County town: Newcastle upon Tyne
Northumberland was not part of the Domesday survey of 1086, being border territory beyond the effective reach of the Norman state. It developed as a county from the 12th century, always defined by its frontier character against Scotland.
Northumberland is England's most northerly county and its largest by area, stretching from the Tyne to the Scottish border. Its defining feature is the landscape of moorland, peel towers, and fortified farmhouses that reflect centuries of border warfare and Scottish raiding. Hadrian's Wall, built in the 120s AD, traverses its southern portion — the most complete section of Rome's great northern frontier.
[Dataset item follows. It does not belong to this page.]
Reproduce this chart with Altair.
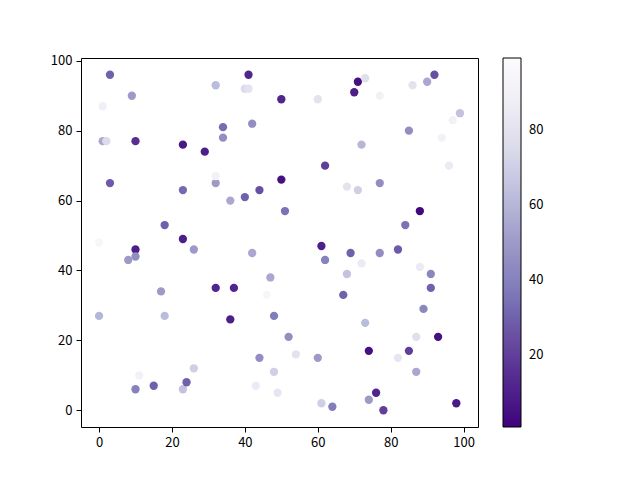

Bamburgh, the ancient capital of the kingdom of Northumbria, crowns a basalt crag above the North Sea. Lindisfarne (Holy Island), the cradle of Northumbrian Christianity founded by St Aidan in 635, lies off its coast. The county remains one of England's most sparsely populated.
Northumberland was not surveyed in the Domesday Book of 1086. The survey covered most of England south of the Tees, but the northern border counties — including Northumberland — lay outside the effective reach of the Norman administration at the time of the survey.
England's 39 historic counties, established between the 9th and 12th centuries, are the framework through which English local history, legal records, and landscape have been organised for a thousand years. Most survive today as ceremonial counties, their boundaries deeply embedded in place identity.